Barnsley is something that brings it all crashing home but while we’re here we might as well have a good time. Surrounded by the major cities of Sheffield and Leeds, this former mining town has got somewhat of an unfair rep when it comes to soaking up the delights of an awayday.
“Don’t go there,” they say. “There’s nowt there”, they’ll quip. Well the naysayers can sufficiently do one as Barnsley is a tour de force when it comes to oiling up the matchday experience. Where else on planet earth could you wander into an Irish bar in a Victorian arcade and be confronted with a bottle of Buckfast on the optics next to a framed, signed picture of Mick McCarthy? Nowhere.
The sun continued to beat down as the pints of Barnsley Gold slid down the hatch and the Sunderland contingent kept singing that song about Aiden McGeady which no-one actually sings when they get on the terraces. And off to Oakwell it was.
Weaving our way through the numerous buses and cars towards this ultimate throwback of a stadium, we were quite unaware that this was to be the highlight of our day. We all made a racket for half an hour and then in time honoured tradition, Sunderland took the wind out of our sails and succumbed to a more committed opponent.

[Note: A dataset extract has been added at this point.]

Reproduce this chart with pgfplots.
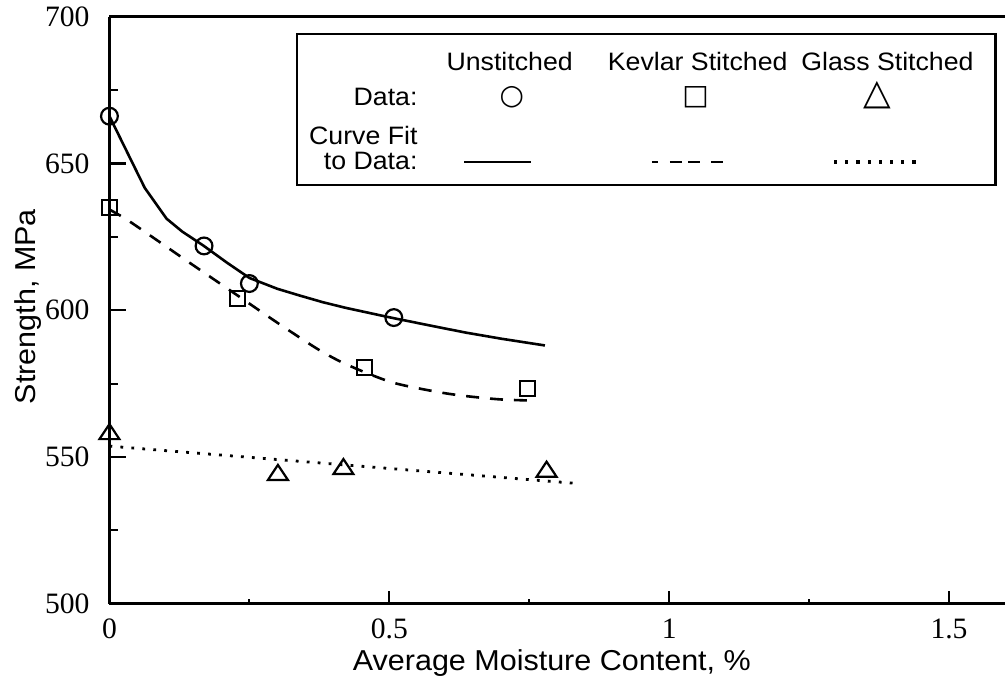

Once the first goal was bundled in, you knew the second wasn’t far behind and so it proved. While the Leeds game was put down to “one of those matches that happen”, this was a different gravy. This was the type of game we thought (as supporters) we could turn up to, take the piss and be safe in the knowledge that would be rolling home with three points in the bag.
And that was just the first half.
Barnsley overran us in the second period and as the third was effortlessly walloped in, all I could be thankful for was that I chose to switch out of the sundrenched seats and into the shade. I’m not getting sunburnt in Barnsley for this.
We trudged away slightly bewildered at what we’d just witnessed. Ah, this is the reality of the Championship if you’re not very good. Thankfully, craft beer costs £2.70 a pint in Barnsley so that softened the blow immensely. So glad to have a fortnight off from watching this.